### WHAT TO WORK ON
Transcribe all of the material exactly, except for its pictures.
-- PROVIDED RECORDS start --
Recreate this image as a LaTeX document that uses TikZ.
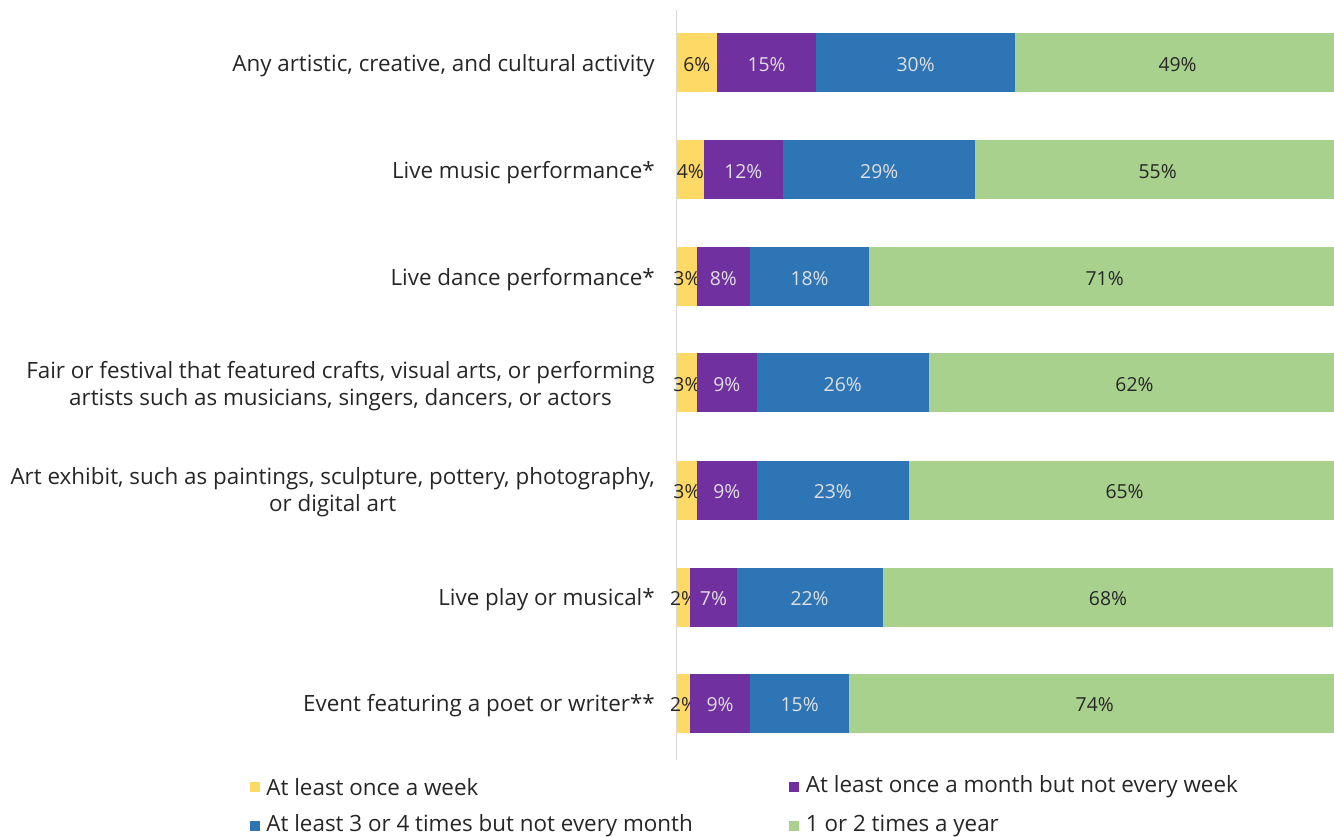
\documentclass[tikz,border=0pt]{standalone}
\usepackage{fontspec}
\setmainfont{Open Sans}
\usetikzlibrary{positioning}

\definecolor{cweek}{HTML}{FFD966}
\definecolor{cmonth}{HTML}{7030A0}
\definecolor{cthree}{HTML}{2E75B6}
\definecolor{cyear}{HTML}{A9D18E}
\definecolor{ctext}{HTML}{262626}
\definecolor{caxis}{HTML}{D9D9D9}

\tikzset{
    seg/.style={minimum height=44.25pt, inner sep=0pt, outer sep=0pt, anchor=west},
    dlbl/.style={text=ctext, font=\fontsize{14.5}{17}\selectfont, inner sep=0pt, yshift=-1.5pt},
    wlbl/.style={text=white!88!black, font=\fontsize{14.5}{17}\selectfont, inner sep=0pt, yshift=-1.5pt},
    wk/.style={seg, fill=cweek, minimum width=#1*4.9725pt, label={[dlbl]center:#1\%}},
    mo/.style={seg, fill=cmonth, minimum width=#1*4.9725pt, label={[wlbl]center:#1\%}},
    th/.style={seg, fill=cthree, minimum width=#1*4.9725pt, label={[wlbl]center:#1\%}},
    yr/.style={seg, fill=cyear, minimum width=#1*4.9725pt, label={[dlbl]center:#1\%}},
    cat/.style={anchor=east, align=center, inner sep=0pt, text=ctext, yshift=-2pt, font=\fontsize{16.8}{20.25}\selectfont},
    key/.style={minimum size=7.5pt, inner sep=0pt, outer sep=0pt},
    keytxt/.style={anchor=west, inner sep=0pt, text=ctext, font=\fontsize{16.8}{20}\selectfont},
}

\begin{document}
\begin{tikzpicture}[x=0.75pt, y=-0.75pt]
    \useasboundingbox (0,0) rectangle (1334,837);

    % axis
    \coordinate (axtop) at (676.5,10);
    \coordinate (axbot) at (676.5,760);
    \draw[caxis, line width=0.9pt] (axtop) -- (axbot);

    % categories
    \node[cat] (lbl1) at (655,63) {Any artistic, creative, and cultural activity};
    \node[cat] (lbl2) at (655,170) {Live music performance*};
    \node[cat] (lbl3) at (655,277) {Live dance performance*};
    \node[cat] (lbl4) at (655,383) {Fair or festival that featured crafts, visual arts, or performing\\artists such as musicians, singers, dancers, or actors};
    \node[cat] (lbl5) at (655,490) {Art exhibit, such as paintings, sculpture, pottery, photography,\\or digital art};
    \node[cat] (lbl6) at (655,597) {Live play or musical*};
    \node[cat] (lbl7) at (655,703) {Event featuring a poet or writer**};

    % bars
    \node[wk=6] (any1) at (677,63) {};
    \node[mo=15, right=0pt of any1] (any2) {};
    \node[th=30, right=0pt of any2] (any3) {};
    \node[yr=49, right=0pt of any3] (any4) {};

    \node[wk=4] (music1) at (677,170) {};
    \node[mo=12, right=0pt of music1] (music2) {};
    \node[th=29, right=0pt of music2] (music3) {};
    \node[yr=55, right=0pt of music3] (music4) {};

    \node[wk=3] (dance1) at (677,277) {};
    \node[mo=8, right=0pt of dance1] (dance2) {};
    \node[th=18, right=0pt of dance2] (dance3) {};
    \node[yr=71, right=0pt of dance3] (dance4) {};

    \node[wk=3] (fair1) at (677,383) {};
    \node[mo=9, right=0pt of fair1] (fair2) {};
    \node[th=26, right=0pt of fair2] (fair3) {};
    \node[yr=62, right=0pt of fair3] (fair4) {};

    \node[wk=3] (art1) at (677,490) {};
    \node[mo=9, right=0pt of art1] (art2) {};
    \node[th=23, right=0pt of art2] (art3) {};
    \node[yr=65, right=0pt of art3] (art4) {};

    \node[wk=2] (play1) at (677,597) {};
    \node[mo=7, right=0pt of play1] (play2) {};
    \node[th=22, right=0pt of play2] (play3) {};
    \node[yr=68, right=0pt of play3] (play4) {};

    \node[wk=2] (poet1) at (677,703) {};
    \node[mo=9, right=0pt of poet1] (poet2) {};
    \node[th=15, right=0pt of poet2] (poet3) {};
    \node[yr=74, right=0pt of poet3] (poet4) {};

    % legend
    \node[key, fill=cweek] (kweek) at (254.5,787) {};
    \node[keytxt, right=5pt of kweek] (tweek) {At least once a week};
    \node[key, fill=cmonth] (kmonth) at (794,787) {};
    \node[keytxt, right=5pt of kmonth] (tmonth) {At least once a month but not every week};
    \node[key, fill=cthree] (kthree) at (254.5,826) {};
    \node[keytxt, right=5pt of kthree] (tthree) {At least 3 or 4 times but not every month};
    \node[key, fill=cyear] (kyear) at (794,826) {};
    \node[keytxt, right=5pt of kyear] (tyear) {1 or 2 times a year};

\end{tikzpicture}
\end{document}
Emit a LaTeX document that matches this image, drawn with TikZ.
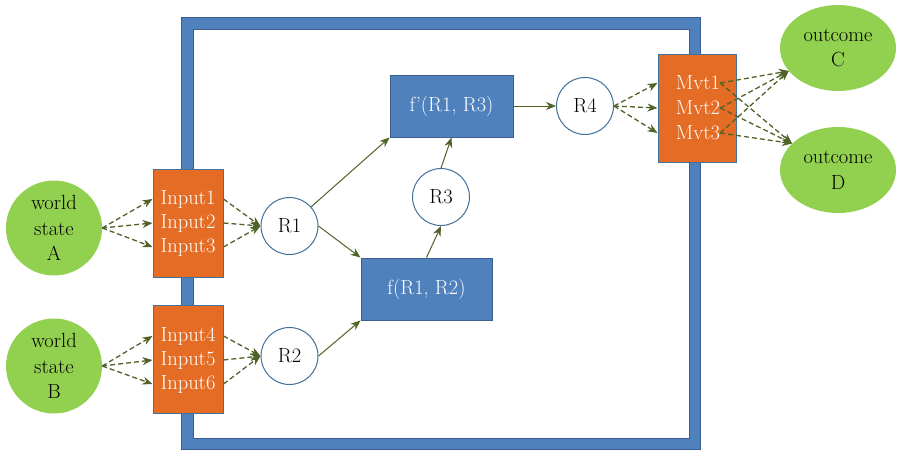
-- PROVIDED RECORDS end --
### EXERCISE SOLUTION
Recreate this image as a LaTeX document that uses TikZ.
\documentclass[tikz,border=0pt]{standalone}
\usepackage{fontspec}
\setmainfont{Open Sans}
\usetikzlibrary{positioning}

\definecolor{cweek}{HTML}{FFD966}
\definecolor{cmonth}{HTML}{7030A0}
\definecolor{cthree}{HTML}{2E75B6}
\definecolor{cyear}{HTML}{A9D18E}
\definecolor{ctext}{HTML}{262626}
\definecolor{caxis}{HTML}{D9D9D9}

\tikzset{
    seg/.style={minimum height=44.25pt, inner sep=0pt, outer sep=0pt, anchor=west},
    dlbl/.style={text=ctext, font=\fontsize{14.5}{17}\selectfont, inner sep=0pt, yshift=-1.5pt},
    wlbl/.style={text=white!88!black, font=\fontsize{14.5}{17}\selectfont, inner sep=0pt, yshift=-1.5pt},
    wk/.style={seg, fill=cweek, minimum width=#1*4.9725pt, label={[dlbl]center:#1\%}},
    mo/.style={seg, fill=cmonth, minimum width=#1*4.9725pt, label={[wlbl]center:#1\%}},
    th/.style={seg, fill=cthree, minimum width=#1*4.9725pt, label={[wlbl]center:#1\%}},
    yr/.style={seg, fill=cyear, minimum width=#1*4.9725pt, label={[dlbl]center:#1\%}},
    cat/.style={anchor=east, align=center, inner sep=0pt, text=ctext, yshift=-2pt, font=\fontsize{16.8}{20.25}\selectfont},
    key/.style={minimum size=7.5pt, inner sep=0pt, outer sep=0pt},
    keytxt/.style={anchor=west, inner sep=0pt, text=ctext, font=\fontsize{16.8}{20}\selectfont},
}

\begin{document}
\begin{tikzpicture}[x=0.75pt, y=-0.75pt]
    \useasboundingbox (0,0) rectangle (1334,837);

    % axis
    \coordinate (axtop) at (676.5,10);
    \coordinate (axbot) at (676.5,760);
    \draw[caxis, line width=0.9pt] (axtop) -- (axbot);

    % categories
    \node[cat] (lbl1) at (655,63) {Any artistic, creative, and cultural activity};
    \node[cat] (lbl2) at (655,170) {Live music performance*};
    \node[cat] (lbl3) at (655,277) {Live dance performance*};
    \node[cat] (lbl4) at (655,383) {Fair or festival that featured crafts, visual arts, or performing\\artists such as musicians, singers, dancers, or actors};
    \node[cat] (lbl5) at (655,490) {Art exhibit, such as paintings, sculpture, pottery, photography,\\or digital art};
    \node[cat] (lbl6) at (655,597) {Live play or musical*};
    \node[cat] (lbl7) at (655,703) {Event featuring a poet or writer**};

    % bars
    \node[wk=6] (any1) at (677,63) {};
    \node[mo=15, right=0pt of any1] (any2) {};
    \node[th=30, right=0pt of any2] (any3) {};
    \node[yr=49, right=0pt of any3] (any4) {};

    \node[wk=4] (music1) at (677,170) {};
    \node[mo=12, right=0pt of music1] (music2) {};
    \node[th=29, right=0pt of music2] (music3) {};
    \node[yr=55, right=0pt of music3] (music4) {};

    \node[wk=3] (dance1) at (677,277) {};
    \node[mo=8, right=0pt of dance1] (dance2) {};
    \node[th=18, right=0pt of dance2] (dance3) {};
    \node[yr=71, right=0pt of dance3] (dance4) {};

    \node[wk=3] (fair1) at (677,383) {};
    \node[mo=9, right=0pt of fair1] (fair2) {};
    \node[th=26, right=0pt of fair2] (fair3) {};
    \node[yr=62, right=0pt of fair3] (fair4) {};

    \node[wk=3] (art1) at (677,490) {};
    \node[mo=9, right=0pt of art1] (art2) {};
    \node[th=23, right=0pt of art2] (art3) {};
    \node[yr=65, right=0pt of art3] (art4) {};

    \node[wk=2] (play1) at (677,597) {};
    \node[mo=7, right=0pt of play1] (play2) {};
    \node[th=22, right=0pt of play2] (play3) {};
    \node[yr=68, right=0pt of play3] (play4) {};

    \node[wk=2] (poet1) at (677,703) {};
    \node[mo=9, right=0pt of poet1] (poet2) {};
    \node[th=15, right=0pt of poet2] (poet3) {};
    \node[yr=74, right=0pt of poet3] (poet4) {};

    % legend
    \node[key, fill=cweek] (kweek) at (254.5,787) {};
    \node[keytxt, right=5pt of kweek] (tweek) {At least once a week};
    \node[key, fill=cmonth] (kmonth) at (794,787) {};
    \node[keytxt, right=5pt of kmonth] (tmonth) {At least once a month but not every week};
    \node[key, fill=cthree] (kthree) at (254.5,826) {};
    \node[keytxt, right=5pt of kthree] (tthree) {At least 3 or 4 times but not every month};
    \node[key, fill=cyear] (kyear) at (794,826) {};
    \node[keytxt, right=5pt of kyear] (tyear) {1 or 2 times a year};

\end{tikzpicture}
\end{document}
Emit a LaTeX document that matches this image, drawn with TikZ.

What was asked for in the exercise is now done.